Para podermos distinguir um sistema de comunicação humano do sistema de comunicação animal, devemos levar em conta as quatro propriedades citadas, como um todo. Ou seja, essas propriedades trabalham juntas para aumentar a flexibilidade e versatilidade da língua humana, que são, como já foi dito no trabalho, as suas características mais marcantes diante de outros sistemas linguísticos.

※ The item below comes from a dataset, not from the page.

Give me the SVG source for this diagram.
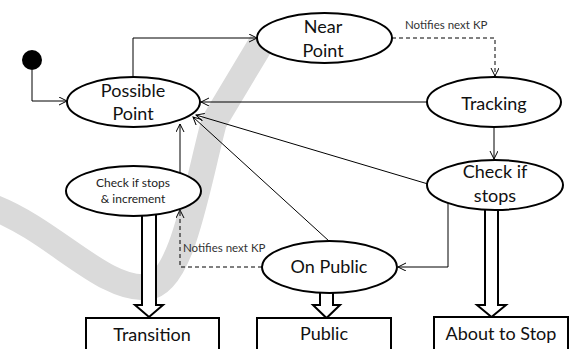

Finalizando, convém ressaltar, como John Lyons nos esclarece, que as quatro propriedades totalmente independentes de canal e de meio ? arbitrariedade, dualidade, descontinuidade e produtividade ? são características predominantemente da parte verbal e menos características da parte não-verbal dos sinais linguísticos.

BIBLIOGRAFIA

BORBA, Francisco da Silva. Introdução aos Estudos Linguísticos. 9 ed. São Paulo: Editora Nacional, 1986.
CABRAL, Leonor Scliar. Introdução à Linguistica. Porto Alegre. Rio de Janeiro: Globo, 1985.
Dicionário de Linguística. São Paulo: Editora Cultrix.
LYONS, John. Linguagem e Linguística : uma introdução. Rio de Janeiro: LTC, 1987. 322p.